Nos classes ne doivent pas avoir plus de vingt-cinq élèves. […] L’éducation des enfants ne s’accommode jamais des classes surchargées. Il ne nous faut pas plus de vingt-cinq élèves par classe.
[…] Si la masse des éducateurs est d’accord – et elle ne peut pas ne pas l’être – si les parents sont d’accord – et ils ne peuvent pas ne pas l’être – il suffira d’organiser l’action sociale, syndicale et politique qui permettra d’aboutir rapidement.

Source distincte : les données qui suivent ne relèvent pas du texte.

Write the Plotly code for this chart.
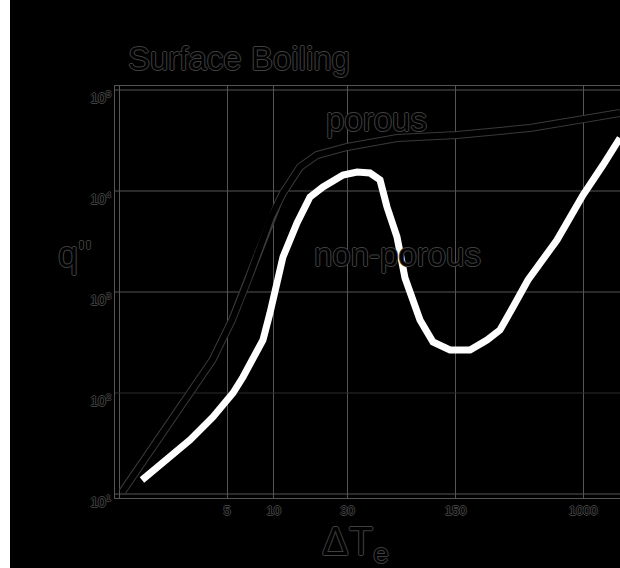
import plotly.graph_objects as go

# Boiling curves: wall superheat (K) vs heat flux
porous_dt = [1.05, 1.90, 2.88, 4.02, 5.38, 6.82, 9.61, 10.66, 11.48, 14.79, 19.05,
             29.8, 62.7, 153, 454, 1108, 1731]
porous_q = [10.5, 40.2, 100, 212, 528, 1315, 5530, 7600, 9550, 17300, 22700,
            27300, 33500, 35800, 42100, 52800, 59200]

nonporous_dt = [1.408, 2.043, 2.877, 4.052, 5.457, 6.333, 7.348, 8.528, 9.465, 10.20,
                10.98, 11.48, 14.15, 17.17, 20.83, 28.05, 34.56, 41.94, 48.67, 54.01,
                62.66, 70.6, 88.25, 107.1, 137.9, 185.8, 239.2, 290.3, 352.4, 440.5,
                678.1, 998.6, 1345, 1733]
nonporous_q = [13.76, 21.71, 34.24, 57.86, 100, 144.0, 212.2, 334.8, 619.7, 1047,
               1651, 2221, 4822, 8723, 10955, 14400, 15420, 15070, 12850, 6943,
               3505, 1376, 528.2, 319.9, 266.6, 266.6, 334.8, 420.6, 710.3, 1315,
               3272, 9129, 18090, 33480]

x_tickvals = [1, 5, 10, 30, 150, 1000]
x_ticktext = ["", "5", "10", "30", "150", "1000"]
y_tickvals = [10, 100, 1000, 10000, 100000]
y_ticktext = ["10<sup>1</sup>", "10<sup>2</sup>", "10<sup>3</sup>", "10<sup>4</sup>", "10<sup>5</sup>"]

W, H = 620, 568
ML, MR, MT, MB = 115, 0, 86, 70
PW, PH = W - ML - MR, H - MT - MB

GRID = "#555555"
GRID_DIM = "#2c2c2c"
EDGE = "#404040"
OUTLINE = ", ".join(f"{dx}px {dy}px 0 {EDGE}" for dx, dy in
                    [(1, 0), (-1, 0), (0, 1), (0, -1)])
SANS = "Liberation Sans, Arial, sans-serif"


def px_x(px):
    return (px - ML) / PW


def px_y(py):
    return (H - MB - py) / PH


def hollow_font(size):
    return dict(family=SANS, size=size, color="#000000", shadow=OUTLINE)


fig = go.Figure()

# faint decade line at 10^2
fig.add_trace(go.Scatter(x=[0.9, 3000], y=[y_tickvals[1]] * 2, mode="lines",
                         line=dict(color=GRID_DIM, width=1), hoverinfo="skip"))
# porous: hollow stroke (outline then black core)
fig.add_trace(go.Scatter(x=porous_dt, y=porous_q, mode="lines",
                         line=dict(color="#3a3a3a", width=8), hoverinfo="skip"))
fig.add_trace(go.Scatter(x=porous_dt, y=porous_q, mode="lines",
                         line=dict(color="#000000", width=6), hoverinfo="skip"))
# non-porous: solid white stroke
fig.add_trace(go.Scatter(x=nonporous_dt, y=nonporous_q, mode="lines",
                         line=dict(color="#ffffff", width=7), hoverinfo="skip"))

fig.update_layout(
    width=W, height=H,
    margin=dict(l=ML, r=MR, t=MT, b=MB, pad=0),
    paper_bgcolor="#000000", plot_bgcolor="#000000",
    showlegend=False,
    xaxis=dict(type="log", range=[-4 / 154.7, 501 / 154.7],
               tickvals=x_tickvals, ticktext=x_ticktext,
               showgrid=True, gridcolor=GRID, gridwidth=1,
               showline=True, linecolor=GRID, linewidth=1, mirror=True,
               ticks="", tickfont=hollow_font(13), zeroline=False,
               ticklabelstandoff=0),
    yaxis=dict(type="log", range=[0.9604, 5.0396],
               tickvals=y_tickvals, ticktext=y_ticktext,
               showgrid=True, gridcolor=GRID, gridwidth=1,
               showline=True, linecolor=GRID, linewidth=1, mirror=False,
               ticks="", tickfont=hollow_font(14), ticklabelshift=8,
               zeroline=False),
)

# the 10^2 gridline is drawn faint by the trace above
fig.update_yaxes(showgrid=False)
for v in [y_tickvals[0], y_tickvals[2], y_tickvals[3], y_tickvals[4]]:
    fig.add_hline(y=v, line=dict(color=GRID, width=1), layer="below")

# white strip along the left edge
fig.add_shape(type="rect", xref="paper", yref="paper",
              x0=px_x(0), x1=px_x(10), y0=px_y(H), y1=px_y(0),
              fillcolor="#ffffff", line=dict(width=0), layer="below")

fig.add_annotation(text="Surface Boiling", xref="paper", yref="paper",
                   x=px_x(126), y=px_y(58), xanchor="left", yanchor="middle",
                   showarrow=False, font=hollow_font(33))
fig.add_annotation(text="porous", xref="paper", yref="paper",
                   x=px_x(376), y=px_y(120), xanchor="center", yanchor="middle",
                   showarrow=False, font=hollow_font(33))
fig.add_annotation(text="non-porous", xref="paper", yref="paper",
                   x=px_x(397), y=px_y(254), xanchor="center", yanchor="middle",
                   showarrow=False, font=hollow_font(33))
fig.add_annotation(text="ΔT<sub>e</sub>", xref="paper", yref="paper",
                   x=px_x(355), y=px_y(517), xanchor="center", yanchor="top",
                   showarrow=False, font=hollow_font(40))
fig.add_annotation(text="q''", xref="paper", yref="paper",
                   x=px_x(75), y=px_y(254), xanchor="center", yanchor="middle",
                   showarrow=False, font=hollow_font(36))

fig.write_html("out.html")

[/Un envoyé spécial Q2C à l’ESPE/]

1 Comment

  1. Thierry Flammant

    Les conférences à l’ESPE de Paris sont-elles maudites ?
    A quoi servent les ONG ? A se substituer à l’action publique. Elles participent de la privatisation ce qui ne veut pas dire que certaines – grâce aux bénévoles dont je suis – ne font pas un travail militant indispensable dans certains domaines. Le caractère obligatoire de ce type de conférence dans un ESPE n’est pas surprenant compte tenu de la fonction de l’établissement : formater, normer, aligner les étudiants et les stagiaires sur la pédagogie dominante et LA science de l’éducation. Il suffit de discuter avec un stagiaire nouvellement nommé dans un collège ou un lycée pour constater le bourrage de crâne mis en oeuvre. Il faut donc pleurer sur les pauvres, mener des actions avec les élèves (et gna gna gna, et gna gna gna) mais pas combattre la pauvreté et ses responsables. Alors oui c’est une messe : on y pleurniche mais on ne dégage aucune action politique. Rien n’est maudit là-dedans, tout est politique. Cela s’apparente aux questions d’EMC au Brevet des collèges : encenser l’action humanitaire (voir le dernier et excellent ouvrage de Rony Brauman), vomir sur l’abstention électorale, faire l’éloge des institutions de la 5e République et de l’Union européenne. A part ça, pour s’informer sur l’esprit critique, il y a quelque chose sur eduscol, pour rire. Ce qui est étonnant, c’est qu’on s’étonne de la politique des ESPE.